2.3. Organisation des unités lors de l’apprentissage de la lecture

La question du format des unités impliquées dans le traitement phonologique des mots écrits fait l’objet d’un large débat. Deux conceptions semblent s’opposer sur l’importance des unités larges et des unités réduites au début de l’apprentissage de la lecture. L’une avance l’idée d’un développement continu et progressif qui passerait d’une conscience syllabique à une conscience intra-syllabique (niveau intermédiaire) pour aboutir à une conscience phonémique (chemin 1). Ceci se traduirait par un développement des unités larges vers des unités réduites (Goswami, 1999 ; Treiman, 1989). D’après cette conception, ce serait les unités largesqui seraient importantes et en particulier la rime au début de l’apprentissage de la lecture. Selon le modèle de Goswami et Bryant (1990), d’une part, ‘“ les enfants commencent l’acquisition de la lecture et de l’écriture avec des capacités sur la rime ; d’autre part, la phonologie qui s’appuie sur la rime constitue un point d’ancrage pour la catégorisation des mots selon leurs ressemblances sonore et orthographique ; enfin, ce point d’ancrage est utilisé pour élaborer un lexique de mots par le biais d’un processus de détection d’analogies entre mots connus et mots non familiers ”’.

L’autre conception tend à montrer au contraire que la capacité méta-phonologique est étroitement liée à l’apprentissage de la lecture et se caractériserait par un développement discontinu allant de la prise de conscience des unités petites vers celle des unités plus larges (chemin 2). Autrement dit, sous l’effet de l’enseignement formel, les enfants traitent d’abord les phonèmes puis prennent en compte des unités de plus en plus larges (en anglais : Erhi, 1998 et en français :Colé, Magnan, & Grainger, 1999). Ce point de vue est conforme avec le modèle à double fondation de Seymour (1997) selon lequel lors d’une première phase fondatrice, les enfants apprennent les correspondances graphèmes-phonèmes (processus alphabétique) et dans une deuxième phase, des unités plus larges contribuent au développement du lexique orthographique. Ces modèles feront l’objet ultérieurement d’une description plus détaillée.
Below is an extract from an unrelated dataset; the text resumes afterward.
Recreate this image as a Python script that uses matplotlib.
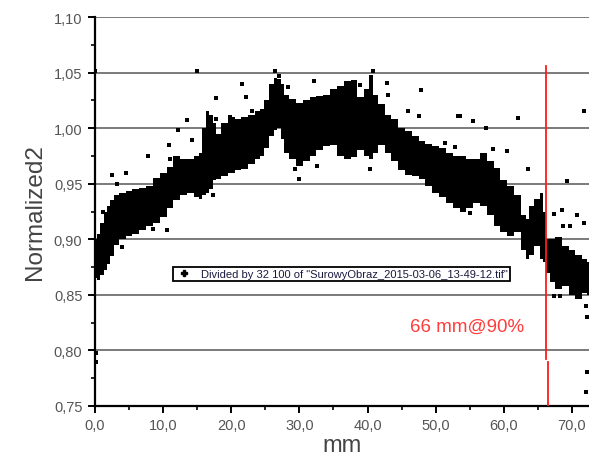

Il se trouve que la plupart des arguments expérimentaux actuels convergent vers une conception discontinue du développement de la conscience phonologique, tout en reconnaissant que la prise de conscience du phonème (niveau méta-) ne peut se produire que si une certaine sensibilité au phonème existe (niveau épi-). Gombert et Colé (2000) envisagent que le développement de la sensibilité phonologique irait des unités larges aux unités plus petites. À l’inverse, le phonème serait la première unité à être maîtrisée au niveau méta-phonologique par l’enfant. Les unités phonologiques plus grandes seraient maîtrisées par la suite. Ce point de vue converge avec les résultats observés dans les études de Seymour et collaborateurs (Duncan et al., 1997 ; Seymour et al., 1999) qui montrent à travers une tâche de détection d’unité commune que les lecteurs débutants ont de meilleurs performances lorsque l’unité commune à identifier est le phonème que lorsque c’est une rime, indiquant que la conscience phonémique émerge avant celle de la rime. Cette dernière ne serait apparente qu’à l’âge de 7 ans. Gombert (1990 ; Gombert & Colé, 2000) précise toutefois qu’ ‘“ il serait possible que l’unité rime soit maîtrisée en même temps ou avant le phonème mais à condition que l’enseignement porte explicitement sur ce niveau ”’.